Many of these do not in any way compete with our own manufactures, and
many are hardly worth attention as subjects of revenue. A considerable
reduction can be made in the aggregate by adding them to the free list.
The taxation of luxuries presents no features of hardship; but the
necessaries of life used and consumed by all the people, the duty upon
which adds to the cost of living in every home, should be greatly
cheapened.
The radical reduction of the duties imposed upon raw material used in
manufactures, or its free importation, is of course an important factor
in any effort to reduce the price of these necessaries. It would not
only relieve them from the increased cost caused by the tariff on
such material, but the manufactured product being thus cheapened that
part of the tariff now laid upon such product, as a compensation to
our manufacturers for the present price of raw material, could be
accordingly modified.

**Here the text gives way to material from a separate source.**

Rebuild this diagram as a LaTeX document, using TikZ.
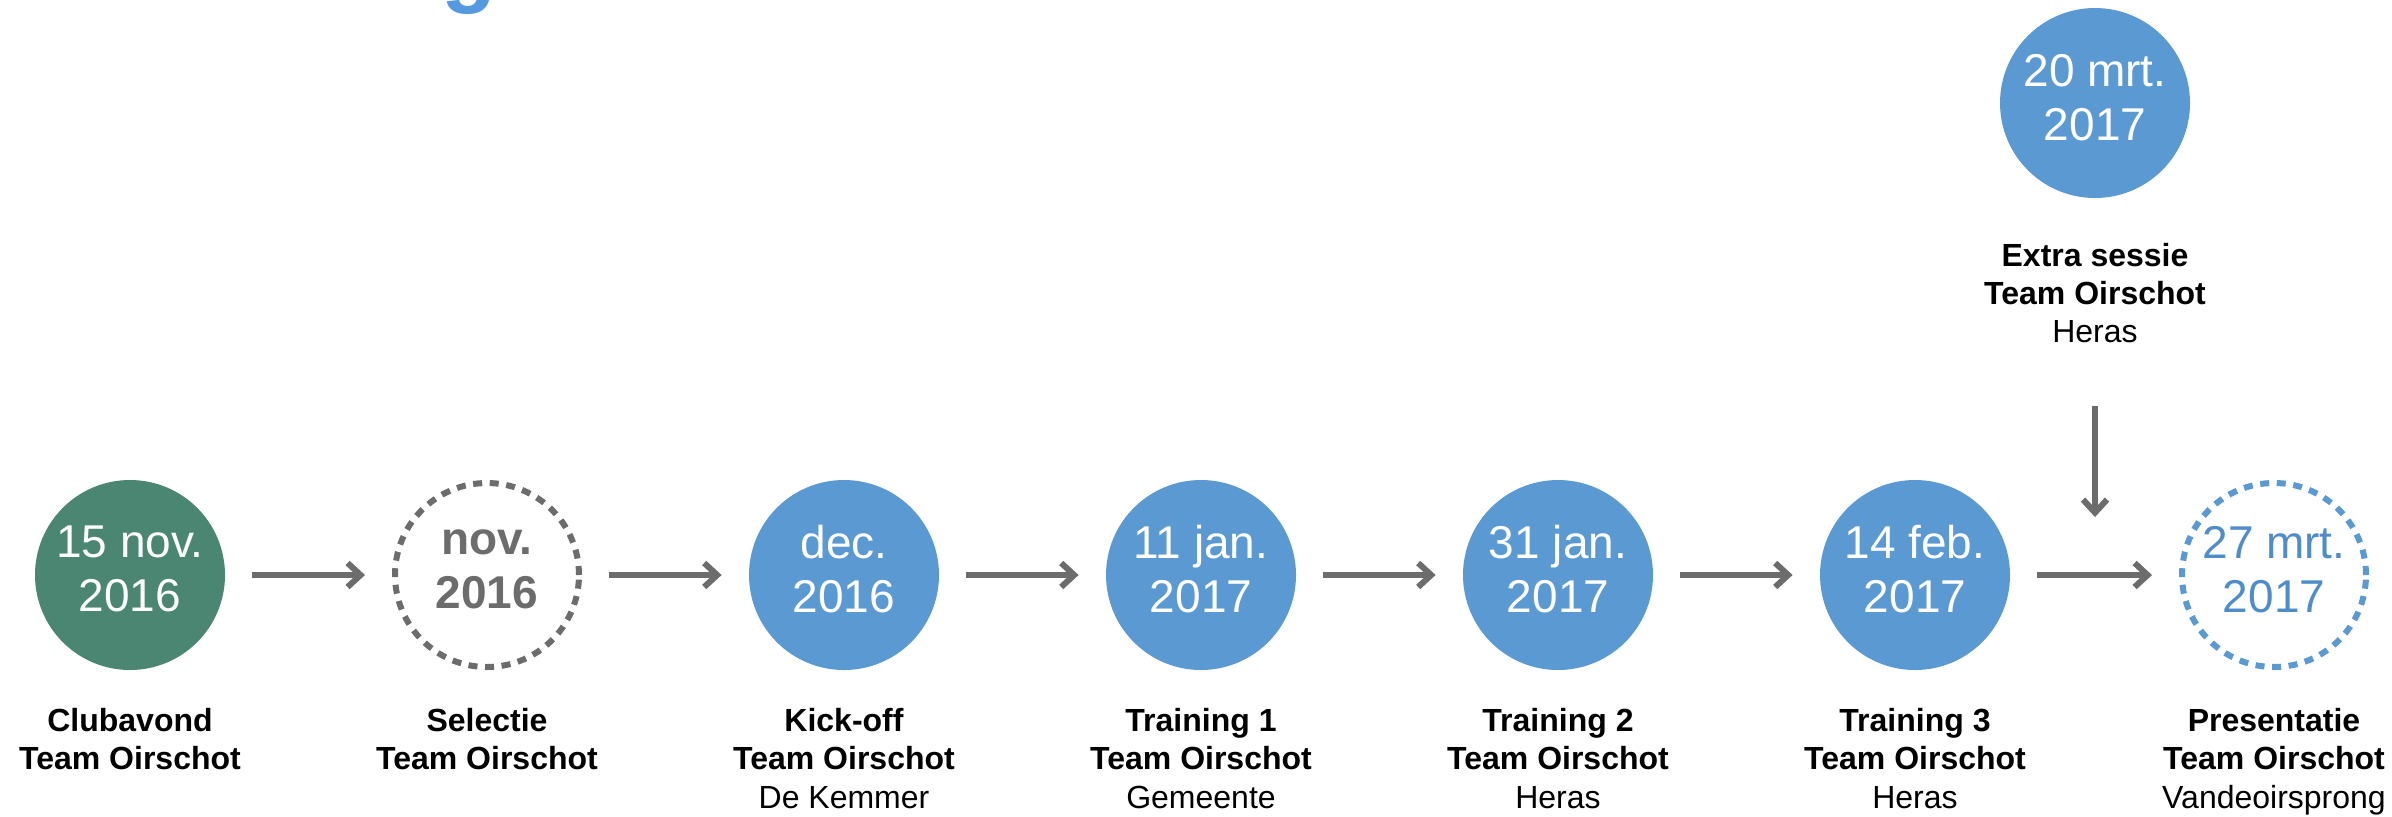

Such reduction or free importation would serve
besides to largely reduce the revenue. It is not apparent how such a
change can have any injurious effect upon our manufacturers. On the
contrary, it would appear to give them a better chance in foreign
markets with the manufacturers of other countries, who cheapen their
wares by free material. Thus our people might have the opportunity of
extending their sales beyond the limits of home consumption, saving them
from the depression, interruption in business, and loss caused by a
glutted domestic market and affording their employees more certain and
steady labor, with its resulting quiet and contentment.